The thing about third-person omni is that the narrative voice becomes itself a character.  This can be really effective, as in Alexandre Dumas and his modern avatar Paarfi of Roundwood - I incline to primarily blame Dickens for breaking third-omni as commonly used in English, and inspiring legions of sloppy multiple-third novels with hopping from head to head whenever the author feels like and no surrounding frame structure or actual omni voice.  I have only one, way back-burnered project with an explicit omni narrator, and that voice is really something of a jerk, and difficult as heck to make work.

--- End quote ---
That sparks an interesting notion:  imagine a story that is both.  Make the narrator full character that happens to be an Omniscient being, but otherwise make it 1st POV.  Like a story told from the POV of Death himself, who is just idly watching the story unfold as while waiting for "his moment"

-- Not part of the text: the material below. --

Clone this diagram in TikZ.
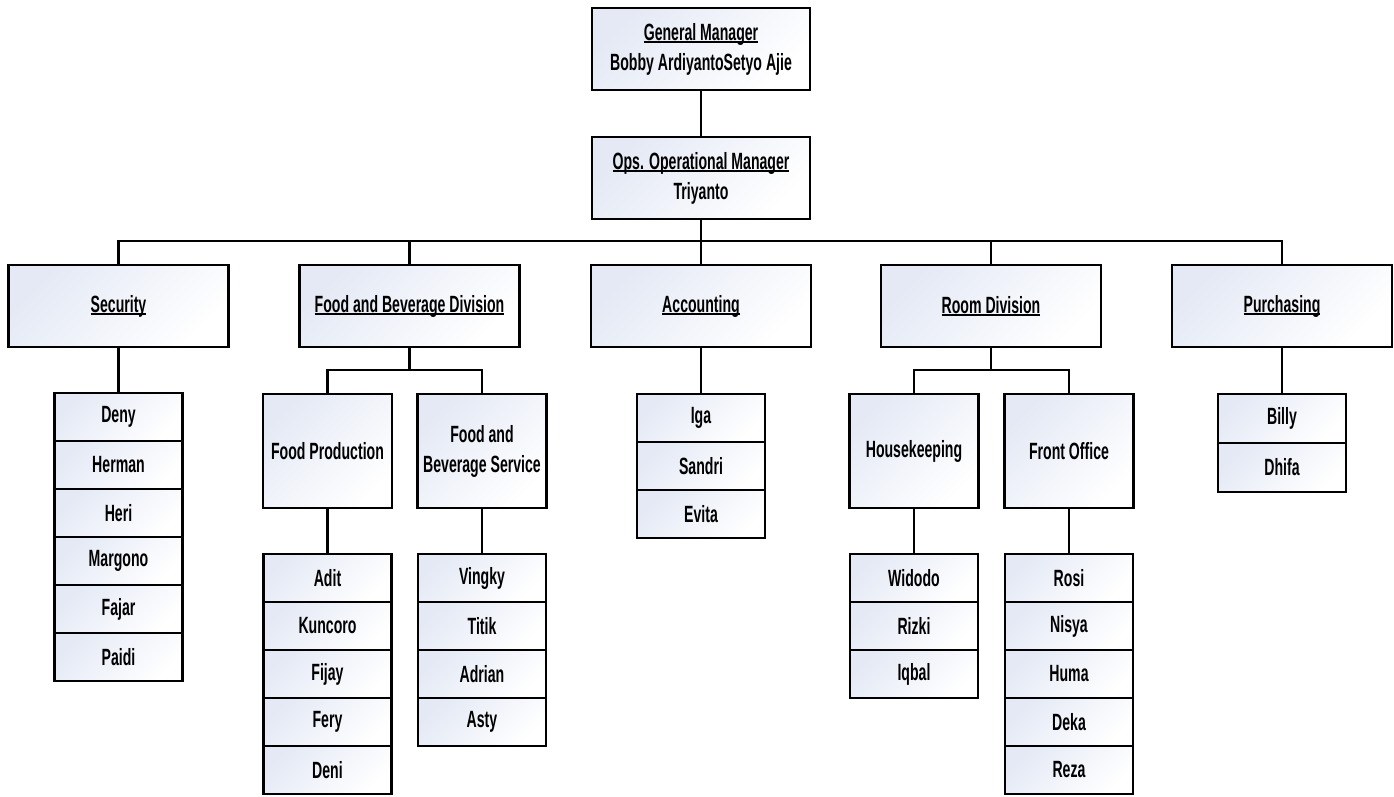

Its probably been done somewhere, but it could still be a fun read

Marie August:

--- Quote from: the neurovore of Zur-En-Aargh on June 11, 2012, 06:56:49 PM ---To my mind the real joy of writing in first is when the POV character is totally and utterly wrong and does not know it but you want it to come across to the reader anyway, which is an extremely fun challenge to work with; an awful lot of people seem to take first-person narrators as both inherently sympathetic and inherently reliable, and like any other reader assumption that gives you something to work in contrast to.  The Thing I Want to Work On is in one first-person POV, and I am enjoying it immensely.  (The Thing I Should Be Working On is in two third-person POVs and I am finding that a bit more of a grind as a format.)
--- End quote ---

Whenever you're reading or writing something in the POV of a character (third or first), they should be an unreliable narrator. It can be a very good tactic in causing the readers to make a flawed assumption, which can then cause the readers to be surprised when a plot twist comes later on. You can foreshadow the plot twist, but have the readers miss it because the POV character did.